# Show that $f(x)$ is irreducible

Here is the problem : Let $$f(x) = a_nx^n + a_{n-1}x^{n-1} + \cdots + a_1x + a_0$$ be a polynomial with integer coefficients such that $$|a_0|$$ is prime and $$|a_0|>|a_1| + |a_2| + \cdots + |a_n|.$$ Show that $$f(x)$$ is irreducible.
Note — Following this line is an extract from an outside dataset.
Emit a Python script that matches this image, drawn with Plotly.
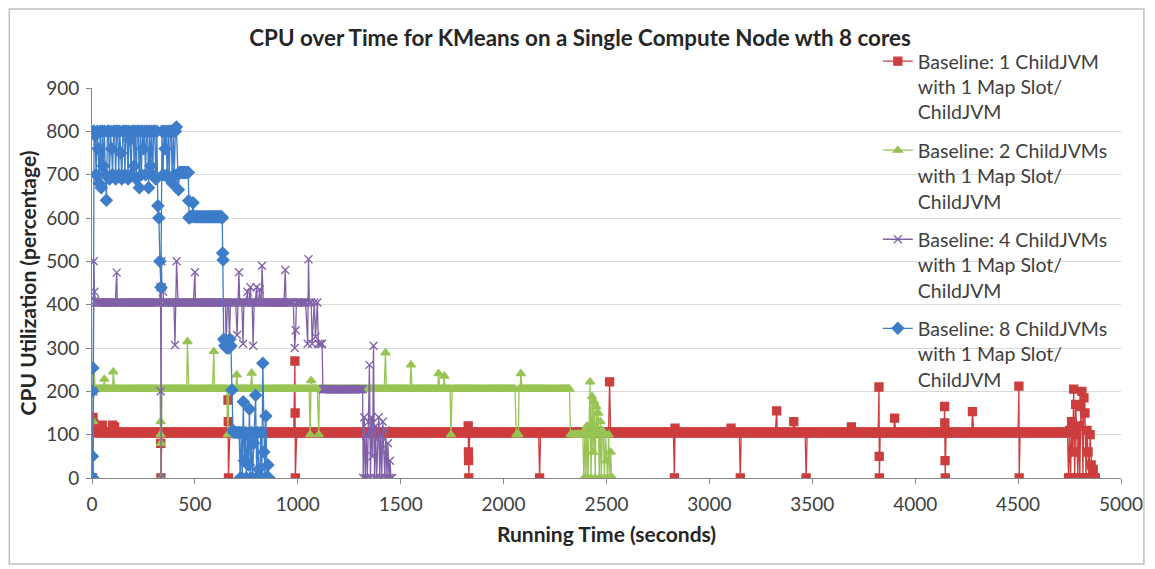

The solution is : Let $$\alpha$$ be any complex zero of $$f$$. Suppose that $$|\alpha| \le 1$$, then $$|a_0|=|a_1\alpha + \cdots + a_n{\alpha}^n| \le |a_1| + \cdots + |a_n|,$$ a contradiction, therefore all the zeros of $$f$$ satisfies $$|\alpha|>1$$. Now, suppose that $$f(x)=g(x)h(x)$$, where $$g$$ and $$h$$ are nonconstant integer polynomials. Then $$a_0 = f(0) = g(0)h(0)$$. Since $$|a_0|$$ is prime, one of $$|g(0)|,|h(0)|$$ equals 1. Say $$|g(0)|=1$$, and let $$b$$ be the leading coefficient of $$g$$. If $${\alpha}_1, \cdots, {\alpha}_k$$ are the roots of $$g$$, then $$|{\alpha}_1{\alpha}_2\cdots{\alpha}_k| = 1/|b| \le 1$$. However, $${\alpha}_1, \cdots, {\alpha}_k$$ are also the zeros of $$f$$, and so each has a magnitude greater than 1. Contradiction. Tberefore $$f$$ is irreducible.

Now I am left with one part that I don't understand, $$1/|b| \le 1$$. How can we know that $$|b| \ge 1$$? Any help is surely appreciated, thanks!

$$b$$ is an integer since it is a coefficient of $$g$$, so $$|b|\geq 1$$.